Students can also be certified as personalcare providers for the elderly or disabled in their homes.
“We train students who are working on their GED. We have been able to co-enroll GED students in college classes too, especially job-preparation classes. We’re seeing that having a GED is not enough. You’ll still flip burgers if you just get a GED.”
The center operates through the San Juan Board of Cooperative Educational Services (BOCES), which provides specialized educational services in nine school districts in Southwest Colorado.
“They contract with us for the secondchance program for high-risk students that drop out of SWOS [Southwest Open School] or high school or are expelled,” Miller said. “These are very high-risk students. This is their last opportunity.”
Last semester, the center had 120 adulted students, 45 high-risk students between 17 and 21, and 62 students taking college courses.
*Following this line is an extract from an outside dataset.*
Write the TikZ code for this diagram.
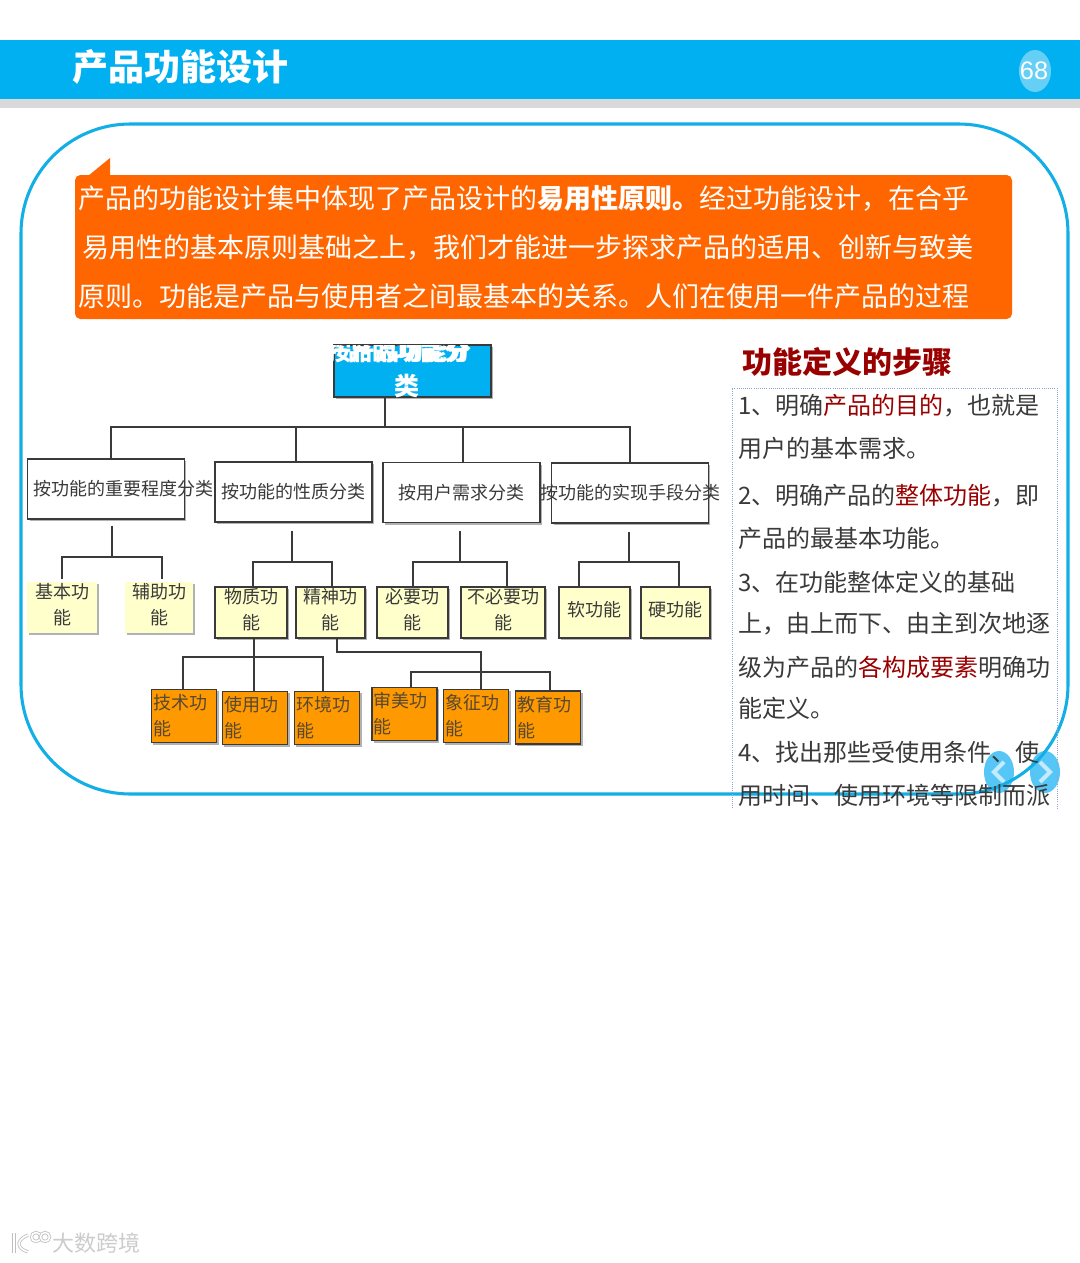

Anyone 17 or older can attend the center. Miller said obtaining funding to keep all the programs going is “a juggling act.”
“Colorado is the only state that does not support adult ed,” she said. “We have funding from lots of different streams..”
Miller said enrollment is limited somewhat by the size of the facility.
“Seventy students is about all that we can handle for college classes. There isn’t much parking,” she said.
But she wants the facility to be used 24/7 to benefit the entire community. She hopes to offer more general community classes – art education, for example – and helpful instruction such as emergency preparedness.
“The Colorado state library contacted us and we got a grant for 20 laptops that we will be using for a mobile computer lab, a class with the community.” The class will teach computer skills to community members who didn’t have the chance to take computer classes in school.
“We don’t have any fluff here at all, but we take advantage of every grant we get to be able to give the most service possible to the community.”